Entre os picos gelados do Himalaia, entre duas gigantes asiáticas — China e Índia — existe um país pequeno em tamanho, mas gigantesco em idealismo: o Butão. Este reino budista ficou mundialmente conhecido por desafiar a lógica do mundo moderno ao criar o conceito de Felicidade Nacional Bruta (FNB), um indicador que coloca o bem-estar das pessoas acima do crescimento econômico.
Com pouco mais de 700 mil habitantes, o Butão não busca atrair investimentos bilionários nem competir com as superpotências. Ele quer, antes de tudo, que seus cidadãos vivam em equilíbrio com a natureza, com a espiritualidade e com a comunidade. Mas essa utopia moderna está começando a ser colocada à prova. A modernização bateu à porta. E nem mesmo o último Shangri-La da Terra consegue ignorá-la para sempre.
A modernização chega, e com ela, o dilema do século XXI
Thimpu, a capital butanesa, ainda é um lugar onde não há semáforos — uma peculiaridade que simboliza o modo de vida pacato e ordenado do país. Grandes corporações internacionais são praticamente inexistentes, e a arquitetura segue padrões tradicionais. Mas esse cenário está mudando. Aos poucos, o Butão está se conectando ao mundo digital.
Com o avanço da internet e dos smartphones, os jovens butaneses estão mergulhando nas redes sociais, consumindo conteúdo ocidental e comparando suas rotinas com o que veem em influenciadores globais.

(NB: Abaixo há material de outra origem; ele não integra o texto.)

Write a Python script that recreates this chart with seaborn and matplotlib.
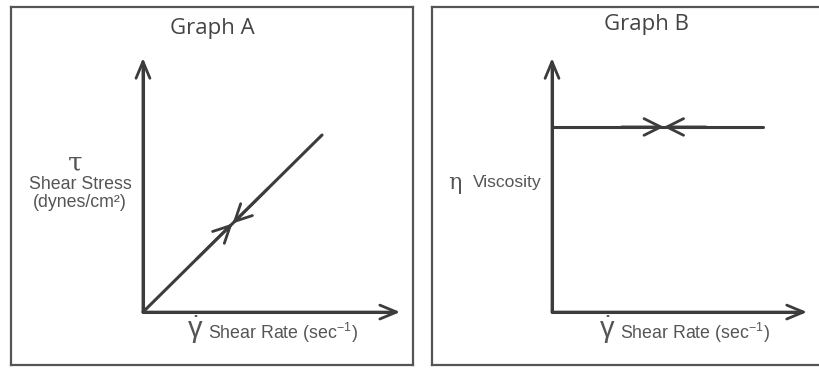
import matplotlib
matplotlib.use('Agg')
import matplotlib.pyplot as plt
import seaborn as sns
import pandas as pd

# data: Newtonian fluid, stress proportional to rate, viscosity constant
shear_rate = [0, 10]
shear_stress = [0, 10]
viscosity = [5, 5]
meet_a = 5.0   # where the up/down arrows meet on graph A
meet_b = 5.3   # same for graph B

titles = ['Graph A', 'Graph B']
rate_label = 'Shear Rate (sec$^{-1}$)'

sns.set_theme(style='white')
plt.rcParams['font.family'] = ['Liberation Sans', 'DejaVu Sans']
plt.rcParams['mathtext.default'] = 'regular'

line_col = '#3c3c3c'
text_col = '#555555'
box_col = '#555555'

fig = plt.figure(figsize=(8.19, 3.68), dpi=100)
axA = fig.add_axes([11 / 819, 3 / 368, 402 / 819, 358 / 368])
axB = fig.add_axes([432 / 819, 3 / 368, 398 / 819, 358 / 368])


def frame(ax):
    for s in ax.spines.values():
        s.set_visible(True)
        s.set_color(box_col)
        s.set_linewidth(1.6)
    ax.set_xticks([])
    ax.set_yticks([])
    ax.set_xlabel('')
    ax.set_ylabel('')


def arrow(ax, start, end, hw=0.25):
    ax.annotate('', xy=end, xytext=start,
                arrowprops=dict(arrowstyle='->,head_length=0.6,head_width=%s' % hw,
                                color=line_col, lw=2, mutation_scale=20,
                                shrinkA=0, shrinkB=0))


# ---- Graph A
dfA = pd.DataFrame({'rate': shear_rate, 'stress': shear_stress})
sns.lineplot(data=dfA, x='rate', y='stress', ax=axA, color=line_col, lw=2.2)
axA.set_xlim(-7.37, 15.08)
axA.set_ylim(-2.99, 17.23)
arrow(axA, (0, 0), (14.36, 0))
arrow(axA, (0, 0), (0, 14.35))
axA.plot([0, 14.0], [0, 0], color=line_col, lw=2.2)
axA.plot([0, 0], [0, 14.0], color=line_col, lw=2.2)
slope = shear_stress[-1] / shear_rate[-1]
arrow(axA, (meet_a - 2, (meet_a - 2) * slope), (meet_a, meet_a * slope), 0.3)
arrow(axA, (meet_a + 2, (meet_a + 2) * slope), (meet_a, meet_a * slope), 0.3)
axA.text(0.5, 0.941, titles[0], transform=axA.transAxes, ha='center', va='center',
         fontsize=16, color='#444444', family=['Open Sans', 'DejaVu Sans'])
axA.text(-3.8, 8.4, 'τ', ha='center', va='center', fontsize=19, color=text_col,
         family=['DejaVu Serif'])
axA.text(-3.52, 7.18, 'Shear Stress', ha='center', va='center', fontsize=12.8, color=text_col)
axA.text(-3.52, 6.16, '(dynes/cm²)', ha='center', va='center', fontsize=12.8, color=text_col)
axA.text(2.9, -1.0, r'$\dot{\gamma}$', ha='center', va='center', fontsize=21, color=text_col)
axA.text(3.63, -1.19, rate_label, ha='left', va='center', fontsize=12.8, color=text_col)
frame(axA)

# ---- Graph B
dfB = pd.DataFrame({'rate': shear_rate, 'viscosity': viscosity})
sns.lineplot(data=dfB, x='rate', y='viscosity', ax=axB, color=line_col, lw=2.2)
axB.set_xlim(-5.69, 13.18)
axB.set_ylim(-1.43, 8.24)
arrow(axB, (0, 0), (12.09, 0))
arrow(axB, (0, 0), (0, 6.86))
axB.plot([0, 11.8], [0, 0], color=line_col, lw=2.2)
axB.plot([0, 0], [0, 6.6], color=line_col, lw=2.2)
arrow(axB, (meet_b - 2, viscosity[0]), (meet_b, viscosity[0]), 0.3)
arrow(axB, (meet_b + 2, viscosity[0]), (meet_b, viscosity[0]), 0.3)
axB.text(0.54, 0.95, titles[1], transform=axB.transAxes, ha='center', va='center',
         fontsize=16, color='#444444', family=['Open Sans', 'DejaVu Sans'])
axB.text(-4.6, 3.49, 'η', ha='center', va='center', fontsize=16, color=text_col,
         family=['DejaVu Serif'])
axB.text(-3.74, 3.49, 'Viscosity', ha='left', va='center', fontsize=12.6, color=text_col)
axB.text(2.6, -0.49, r'$\dot{\gamma}$', ha='center', va='center', fontsize=21, color=text_col)
axB.text(3.22, -0.57, rate_label, ha='left', va='center', fontsize=12.8, color=text_col)
frame(axB)
axB.spines['right'].set_visible(False)

fig.savefig('out.png', dpi=100, facecolor='white')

As práticas budistas, a meditação diária, as vestes típicas e até o idioma local começam a perder espaço para tendências globais.
Para muitos, o encantamento pela modernidade representa liberdade e oportunidade. Para outros, é o início da erosão de uma cultura milenar cuidadosamente preservada. O Butão vive hoje o dilema de muitos países em desenvolvimento: como se abrir para o mundo sem perder a alma?

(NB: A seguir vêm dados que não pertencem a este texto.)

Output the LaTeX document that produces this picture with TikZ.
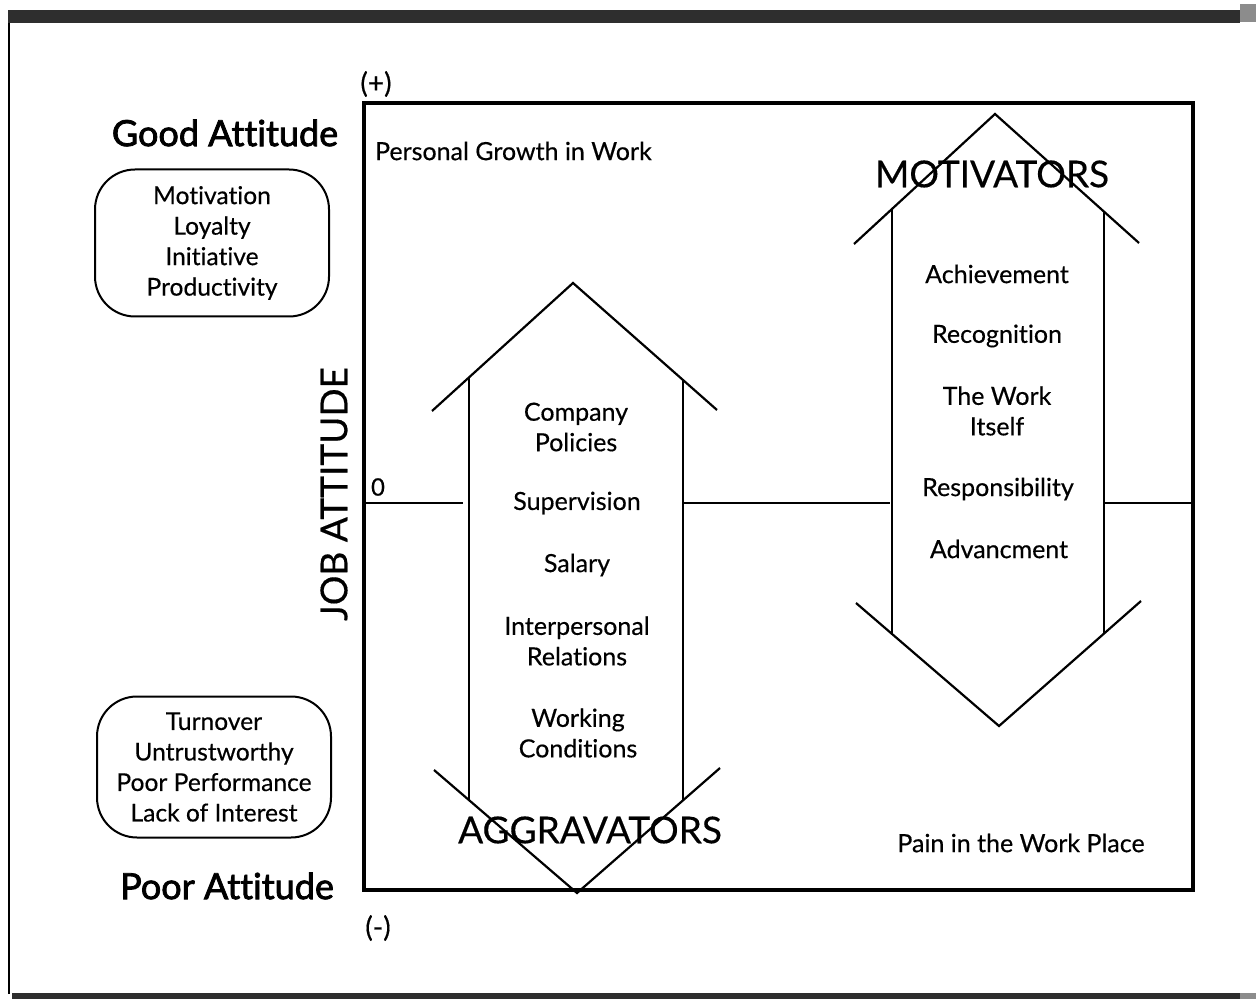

A juventude está partindo — e isso preocupa
Um fenômeno inquietante começa a se intensificar: o êxodo de jovens butaneses. Eles estão deixando o país em busca de educação superior, melhores empregos e, principalmente, uma promessa de vida mais conectada ao mundo moderno. A comparação constante com países ocidentais, potencializada pelas redes sociais, tem criado um sentimento de insatisfação entre os mais novos.

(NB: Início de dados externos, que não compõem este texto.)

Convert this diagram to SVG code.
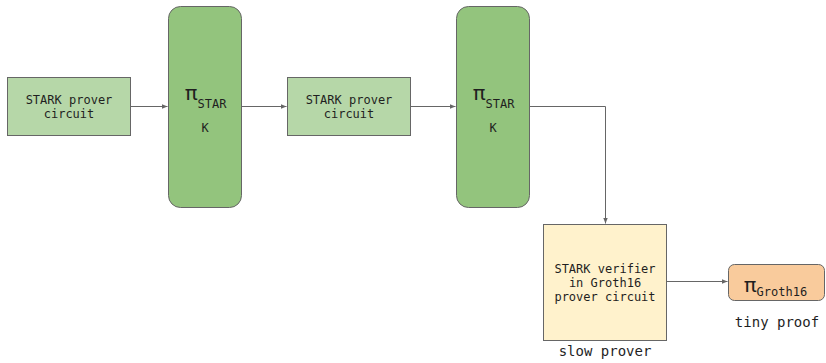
<svg xmlns="http://www.w3.org/2000/svg" width="826" height="363" viewBox="0 0 826 363">
  <style>
    .box { stroke: #666666; stroke-width: 1; }
    .circ { fill: #b6d7a8; }
    .proof { fill: #93c47d; }
    .verif { fill: #fff2cc; }
    .tiny { fill: #f9cb9c; }
    .mono { font-family: "DejaVu Sans Mono", "Liberation Mono", monospace; fill: #1f1f1f; }
    .t12 { font-size: 12px; }
    .t14 { font-size: 14px; }
    .pi { font-family: Roboto, "Liberation Sans", sans-serif; font-size: 21px; fill: #1f1f1f; }
    .wire { fill: none; stroke: #666666; stroke-width: 1; }
  </style>
  <defs>
    <marker id="head" viewBox="0 0 10 10" refX="10" refY="5" markerWidth="6" markerHeight="6" markerUnits="userSpaceOnUse" orient="auto">
      <path d="M0,1 L10,5 L0,9 z" fill="#666666"/>
    </marker>
  </defs>
  <rect width="826" height="363" fill="#ffffff"/>

  <g id="connectors">
    <path class="wire" d="M130.5,106.5 H167.5" marker-end="url(#head)"/>
    <path class="wire" d="M242,106.5 H286.5" marker-end="url(#head)"/>
    <path class="wire" d="M410.5,106.5 H455.5" marker-end="url(#head)"/>
    <path class="wire" d="M530,106.5 H605.5 V223.5" marker-end="url(#head)"/>
    <path class="wire" d="M666.5,281.5 H727.5" marker-end="url(#head)"/>
  </g>

  <g id="stark-circuit-1">
    <rect class="box circ" x="7.5" y="77.5" width="123" height="58"/>
    <text class="mono t12" text-anchor="middle" x="69" y="104">STARK prover</text>
    <text class="mono t12" text-anchor="middle" x="69" y="118">circuit</text>
  </g>

  <g id="stark-proof-1">
    <rect class="box proof" x="168.5" y="6.5" width="73" height="201" rx="12" ry="12"/>
    <text x="185" y="100"><tspan class="pi">π</tspan><tspan class="mono t12" dy="8">STAR</tspan></text>
    <text class="mono t12" text-anchor="middle" x="205" y="132">K</text>
  </g>

  <g id="stark-circuit-2">
    <rect class="box circ" x="287.5" y="77.5" width="123" height="58"/>
    <text class="mono t12" text-anchor="middle" x="349" y="104">STARK prover</text>
    <text class="mono t12" text-anchor="middle" x="349" y="118">circuit</text>
  </g>

  <g id="stark-proof-2">
    <rect class="box proof" x="456.5" y="6.5" width="73" height="201" rx="12" ry="12"/>
    <text x="473" y="100"><tspan class="pi">π</tspan><tspan class="mono t12" dy="8">STAR</tspan></text>
    <text class="mono t12" text-anchor="middle" x="493" y="132">K</text>
  </g>

  <g id="groth16-verifier">
    <rect class="box verif" x="543.5" y="224.5" width="123" height="116"/>
    <text class="mono t12" text-anchor="middle" x="605" y="273">STARK verifier</text>
    <text class="mono t12" text-anchor="middle" x="605" y="287">in Groth16</text>
    <text class="mono t12" text-anchor="middle" x="605" y="301">prover circuit</text>
    <text class="mono t14" text-anchor="middle" x="605" y="356">slow prover</text>
  </g>

  <g id="groth16-proof">
    <rect class="box tiny" x="728.5" y="264.5" width="96" height="36" rx="6" ry="6"/>
    <text x="744" y="292"><tspan class="pi">π</tspan><tspan class="mono t12" dy="4">Groth16</tspan></text>
    <text class="mono t14" text-anchor="middle" x="777" y="327">tiny proof</text>
  </g>
</svg>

No entanto, essa saída em massa preocupa. A perda da juventude ameaça não apenas o crescimento populacional, mas também a transmissão cultural. Com poucos incentivos para permanecer, os jovens levam com eles conhecimentos, tradições e até mesmo a esperança de continuidade do próprio projeto de felicidade nacional.
Além disso, o passaporte do Butão ainda encontra limitações em vários países, o que torna a vida de quem decide emigrar um desafio burocrático à parte.
Iniciativas locais tentam salvar o espírito do Butão
Apesar das dificuldades, o Butão não está parado. O governo e líderes locais vêm promovendo soluções que buscam equilibrar modernidade e tradição. Um dos projetos mais ambiciosos é a construção da “Cidade da Atenção Plena”, um espaço urbano planejado para integrar sustentabilidade, espiritualidade e tecnologia — uma espécie de laboratório vivo da FNB.
Outro passo estratégico é a construção de um novo aeroporto internacional em Gelephu, que deve impulsionar o turismo de forma controlada e sustentável, trazendo receita sem comprometer o meio ambiente.
Empreendedores como Chokey Wangmo estão atuando diretamente no bem-estar da população. Cafés e espaços comunitários estão se tornando verdadeiros centros de promoção da saúde mental, tema que, até pouco tempo, era tabu no país. Conversas sobre ansiedade, depressão e qualidade de vida ganham espaço, mostrando que o Butão quer crescer sem esquecer sua essência: o cuidado com o ser humano.
O futuro da felicidade está em jogo
O Butão está diante de um teste. Manter-se fiel à sua proposta de felicidade coletiva num mundo dominado pelo consumo e pela hiperconexão não será tarefa fácil. O país poderá ter que reformular sua estratégia de Felicidade Nacional Bruta para incluir novas dimensões, como saúde mental digital, alfabetização tecnológica e oportunidades reais para os jovens.
Mesmo assim, o Butão continua a ser uma inspiração global. Em um mundo onde tantos países correm atrás de crescimento a qualquer custo, este pequeno reino ousa lembrar que a vida vale mais quando vivida com propósito, conexão e paz interior.
O mundo está observando. E a pergunta que fica é: será que o Butão resistirá à pressão do progresso ou será, como tantos outros, mais uma utopia engolida pelo tempo?